Durante la celebrazione delle toghe d’oro organizzata dall’ordine degli avvocati di Cosenza, alla quale hanno partecipato oltre agli avvocati bruzi anche il Procuratore della Repubblica Mario Spagnuolo, che ha incentrato il suo breve intervento sul sistema giudiziario italiano «che ora come ora vive un momento difficile e – aggiunge – nel peggiore dei casi sapremo resistere insieme», la presidente del tribunale Maria Luisa Mingrone, il sindaco di Cosenza Franz Caruso, e il presidente della Camera Penale Roberto Le Pera che è intervenuto molto duramente con una denuncia rivolta alla magistratura e all’avvocatura.
«In una giornata come questa abbiamo il dovere di denunciare che è in corso una massiccia azione, sia mediatica che giudiziaria, indirizzata contro il diritto di difesa» – ha esordito il presidente della Camera Penale, Roberto Le Pera.
«Si è arrivati anche a intimidire mediante i social il legale di Filippo Turetta, professore di diritto penale all’Università di Padova, per costringerlo a rinunciare alla difesa del ragazzo reo confesso del femminicidio di Giulia Cecchettin, poiché la giovane vittima era studentessa di quell’ateneo. E – aggiunge – possiamo dimenticare che a Milano è in corso un processo in cui i difensori, nell’esercizio del diritto costituzionale della difesa del loro assistito mediante la produzione di consulenze tecniche, vengono indagati e i loro studi perquisiti proprio dalla stessa Procura che sta partecipando a quel processo e che gli esiti di tali indagini sono fatti confluire nel fascicolo processuale?».
E incalzando Le Pera dice: «Ma, non andando molto lontano, penso alla Calabria giudiziaria, anzi alla Cosenza giudiziaria. È normale che oggi la Camera penale di Cosenza sia stata costretta a rivendicare il diritto a celebrare i processi – primo tra tutti il processo “Reset” – nei palazzi di giustizia del tribunale territorialmente competente anziché in un’aula bunker edificata in una desolata landa fuori provincia in cui il primo ad essere addotto al sospetto è proprio l’avvocato? Ritenuto così pericoloso da dover abbandonare la propria auto a centinaia di metri di distanza dall’accesso dell’aula e dopo esser ivi giunto, controllato in tutto e per tutto, sempre secondo le prescrizioni delle preposte autorità?».

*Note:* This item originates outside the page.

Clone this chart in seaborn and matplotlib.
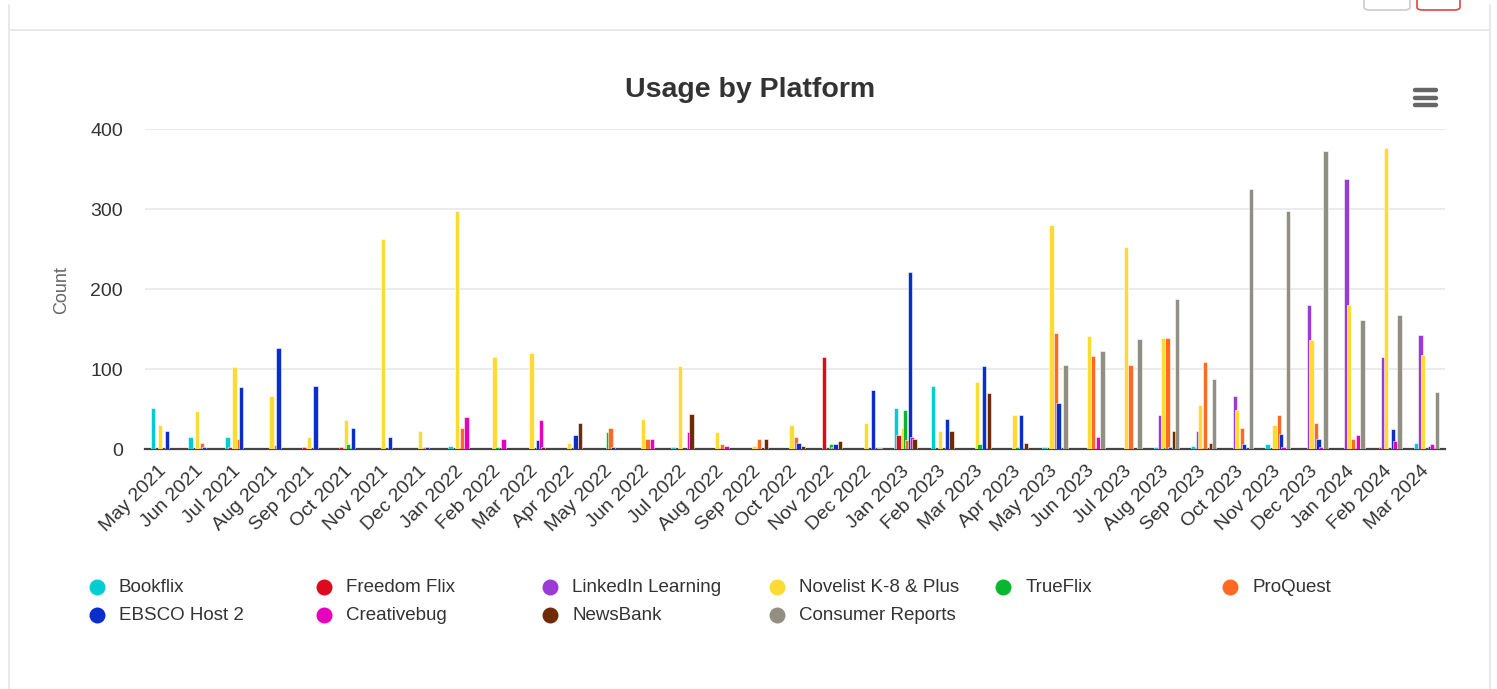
import numpy as np
import pandas as pd
import matplotlib
matplotlib.use("Agg")
import matplotlib.pyplot as plt
import seaborn as sns
from matplotlib.lines import Line2D
from matplotlib.patches import FancyBboxPatch

months = ["May 2021", "Jun 2021", "Jul 2021", "Aug 2021", "Sep 2021", "Oct 2021",
          "Nov 2021", "Dec 2021", "Jan 2022", "Feb 2022", "Mar 2022", "Apr 2022",
          "May 2022", "Jun 2022", "Jul 2022", "Aug 2022", "Sep 2022", "Oct 2022",
          "Nov 2022", "Dec 2022", "Jan 2023", "Feb 2023", "Mar 2023", "Apr 2023",
          "May 2023", "Jun 2023", "Jul 2023", "Aug 2023", "Sep 2023", "Oct 2023",
          "Nov 2023", "Dec 2023", "Jan 2024", "Feb 2024", "Mar 2024"]

platforms = ["Bookflix", "Freedom Flix", "LinkedIn Learning", "Novelist K-8 & Plus",
             "TrueFlix", "ProQuest", "EBSCO Host 2", "Creativebug", "NewsBank",
             "Consumer Reports"]

colors = ["#00CDD2", "#DD0A1E", "#9B3BD6", "#FDDB33", "#05B82E", "#FF6A22",
          "#0A2ECC", "#E600BE", "#6E2B06", "#918E82"]

bookflix = [51, 15, 15, 0, 0, 0, 0, 0, 4, 0, 0, 0, 0, 0, 2, 0, 0, 0, 0, 0,
            51, 79, 0, 0, 2, 0, 0, 2, 4, 0, 6, 0, 0, 0, 8]
freedom_flix = [0, 0, 2, 0, 2, 2, 0, 0, 0, 0, 0, 0, 0, 0, 0, 0, 0, 0, 115, 0,
                18, 0, 0, 0, 0, 0, 0, 0, 0, 0, 0, 0, 0, 2, 0]
linkedin = [0, 0, 0, 0, 0, 0, 0, 0, 0, 0, 0, 0, 0, 0, 0, 0, 0, 0, 0, 0,
            0, 0, 0, 0, 0, 0, 0, 42, 23, 66, 0, 180, 338, 115, 143]
novelist = [30, 47, 102, 66, 15, 36, 263, 23, 297, 115, 120, 8, 0, 38, 104, 21, 4, 30, 0, 32,
            26, 23, 84, 42, 280, 141, 253, 139, 55, 49, 30, 136, 180, 376, 118]
trueflix = [0, 0, 0, 0, 0, 6, 0, 0, 0, 2, 0, 0, 21, 0, 0, 0, 0, 0, 6, 0,
            49, 0, 6, 2, 0, 0, 0, 2, 0, 0, 0, 0, 0, 0, 0]
proquest = [0, 8, 12, 5, 0, 0, 0, 2, 26, 0, 0, 0, 26, 12, 0, 6, 13, 15, 2, 0,
            11, 0, 0, 0, 145, 116, 105, 139, 109, 26, 42, 32, 12, 0, 0]
ebsco = [23, 2, 77, 126, 79, 26, 15, 2, 0, 0, 11, 17, 2, 0, 0, 0, 0, 8, 6, 74,
         221, 38, 104, 42, 57, 0, 0, 2, 0, 6, 19, 12, 0, 25, 4]
creativebug = [0, 0, 0, 0, 0, 0, 0, 0, 40, 12, 36, 0, 0, 13, 21, 4, 0, 0, 0, 0,
               15, 0, 0, 0, 0, 15, 0, 0, 0, 0, 2, 2, 17, 10, 6]
newsbank = [0, 0, 0, 0, 0, 0, 0, 0, 0, 0, 2, 32, 0, 0, 44, 0, 12, 4, 10, 0,
            12, 23, 70, 8, 0, 0, 0, 23, 8, 0, 0, 0, 0, 0, 0]
consumer_reports = [0, 0, 0, 0, 0, 0, 0, 0, 0, 0, 0, 0, 0, 0, 0, 0, 0, 0, 0, 1,
                    0, 0, 0, 0, 105, 122, 138, 188, 87, 325, 297, 372, 161, 167, 71]

series = [bookflix, freedom_flix, linkedin, novelist, trueflix, proquest,
          ebsco, creativebug, newsbank, consumer_reports]

y_ticks = [0, 100, 200, 300, 400]

rows = []
for name, vals in zip(platforms, series):
    for m, v in zip(months, vals):
        rows.append({"month": m, "platform": name, "count": v})
df = pd.DataFrame(rows)

sns.set_theme(style="white")
plt.rcParams["font.family"] = ["Liberation Sans", "DejaVu Sans"]

W, H = 1497, 689
fig = plt.figure(figsize=(W / 100, H / 100), dpi=100)
fig.patch.set_facecolor("white")

def fx(px):
    return px / W

def fy(py):
    return 1 - py / H

ax = fig.add_axes([fx(145), fy(449), (1445 - 145) / W, (449 - 129) / H])

sns.barplot(data=df, x="month", y="count", hue="platform", order=months,
            hue_order=platforms, palette=colors, saturation=1, width=0.62,
            dodge=True, legend=False, ax=ax, edgecolor="white", linewidth=0.4,
            zorder=3, errorbar=None)

# widen bars so neighbours overlap like the reference
for p in ax.patches:
    w = p.get_width()
    nw = w * 1.9
    p.set_x(p.get_x() - (nw - w) / 2)
    p.set_width(nw)

ax.set_xlim(-0.5, len(months) - 0.5)
ax.set_ylim(0, 400)
ax.set_yticks(y_ticks)
ax.set_yticklabels([str(t) for t in y_ticks])
ax.yaxis.grid(True, color="#e6e6e6", linewidth=1.1, zorder=0)
ax.set_axisbelow(True)
for s in ["top", "right", "left"]:
    ax.spines[s].set_visible(False)
ax.spines["bottom"].set_color("#444444")
ax.spines["bottom"].set_linewidth(1.6)
ax.spines["bottom"].set_zorder(2)

ax.tick_params(axis="y", length=0, pad=16, labelsize=14, labelcolor="#333333")
ax.tick_params(axis="x", length=0, pad=14, labelsize=14, labelcolor="#333333")
for lab in ax.get_xticklabels():
    lab.set_rotation(45)
    lab.set_ha("right")
    lab.set_va("center")
    lab.set_rotation_mode("anchor")

ax.set_xlabel("")
ax.set_ylabel("Count", fontsize=13, color="#666666")
ax.yaxis.set_label_coords((70 - 145) / 1300, (449 - 290) / 320)

fig.text(fx(750), fy(90), "Usage by Platform", ha="center", va="center",
         fontsize=20.5, fontweight="bold", color="#333333")

# legend laid out in fixed-width columns
for i, (name, col) in enumerate(zip(platforms, colors)):
    c = i % 6
    r = i // 6
    mx = 97 + 226.6 * c
    my = 587 + 28 * r
    fig.add_artist(Line2D([fx(mx)], [fy(my)], marker="o", markersize=11.5,
                          color=col, markeredgewidth=0, linestyle="none",
                          transform=fig.transFigure))
    fig.text(fx(mx + 22), fy(my), name, ha="left", va="center",
             fontsize=13.5, color="#333333")

# card border
border = "#e4e4e4"
fig.add_artist(Line2D([fx(10), fx(1490)], [fy(30), fy(30)], color=border,
                      linewidth=1.2, transform=fig.transFigure))
fig.add_artist(Line2D([fx(9), fx(9)], [fy(5), fy(689)], color=border,
                      linewidth=1.2, transform=fig.transFigure))
fig.add_artist(Line2D([fx(1490), fx(1490)], [fy(5), fy(689)], color=border,
                      linewidth=1.2, transform=fig.transFigure))

# top-right buttons (partially visible)
fig.add_artist(FancyBboxPatch((fx(1364), fy(10)), fx(46), 20 / H,
                              boxstyle="round,pad=0,rounding_size=0.004",
                              transform=fig.transFigure, facecolor="white",
                              edgecolor="#cccccc", linewidth=1.2))
fig.add_artist(FancyBboxPatch((fx(1417), fy(10)), fx(43), 20 / H,
                              boxstyle="round,pad=0,rounding_size=0.004",
                              transform=fig.transFigure, facecolor="white",
                              edgecolor="#dd4444", linewidth=1.2))

# hamburger menu icon
for yy in [90, 97.5, 105]:
    fig.add_artist(Line2D([fx(1415), fx(1436)], [fy(yy), fy(yy)], color="#666666",
                          linewidth=3.2, solid_capstyle="round",
                          transform=fig.transFigure))

fig.savefig("out.png", dpi=100, facecolor="white")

Le Pera poi ha anche criticato il comportamento di alcuni avvocati, affermando: «Dobbiamo considerare le nostre azioni che legittimano o addirittura alimentano questo tentativo di erodere i diritti degli avvocati. Pensiamo al modo in cui trattiamo la difesa d’ufficio, relegandola a un rito funebre senza passione. Ma, su tutto, come pensiamo di essere percepiti avvocati, nel significato che a questa funzione hanno dato martiri della toga, tra cui Fulvio Croce e il conterraneo Silvio Sesti, se assistiamo a prassi comunicative distorte da parte di taluni avvocati, fortunatamente pochi, in palese contrasto con le regole deontologiche che governano il rapporto con la stampa e con gli altri mezzi di diffusione? Una vera e propria giungla. Articoli di stampa con l’assenza di nominativi di parti processuali o al più con loro iniziali puntate, compensate però dai caratteri cubitali con cui sono chiaramente riportati i nominativi di taluni avvocati, accompagnati non di rado da servizi fotografici conditi dalla enfatizzazione di eroiche capacità professionali.»
«Questi comportamenti – ha evidenziato ancora il presidente Le Pera – non sono dettati da stringenti esigenze di difesa e non svolgono alcun interesse per la tutela dell’assistito, ma sono solo rivelatori di finalità private che consegnano alla società l’immagine di un’avvocatura scomposta e volgare».
Ed ha aggiunto «pensiamo, anche, a quelle aule di udienza in cui si celebrano procedimenti civili nel cui ambito si notano alcuni avvocati che compaiono non dinanzi ad un giudice ma al cospetto di un giudice, perché tale è l’immagine che si dà al cittadino allorquando l’avvocato, anziché stare tra i banchi dei tutori del diritto, è in piedi, come sugli attenti, di fronte al giudice e al cancelliere, entrambi accomodati. Dignità e decoro dell’avvocatura significa anche rispetto delle forme: l’avvocato deve stare orgogliosamente in aula nei posti in cui siedono i tutori della legalità».
«Soltanto con una incessante autocritica, l’avvocatura potrà difendersi, soprattutto, da quella malsana idea che si annida in alcuni – per fortuna sempre più rari – contesti giudiziari e sociali secondo cui l’onestà intellettuale e l’autonomia culturale di un avvocato dipendono dalla distanza tra le nostre scrivanie e gli assistiti» – la chiosa del presidente della Camera Penale.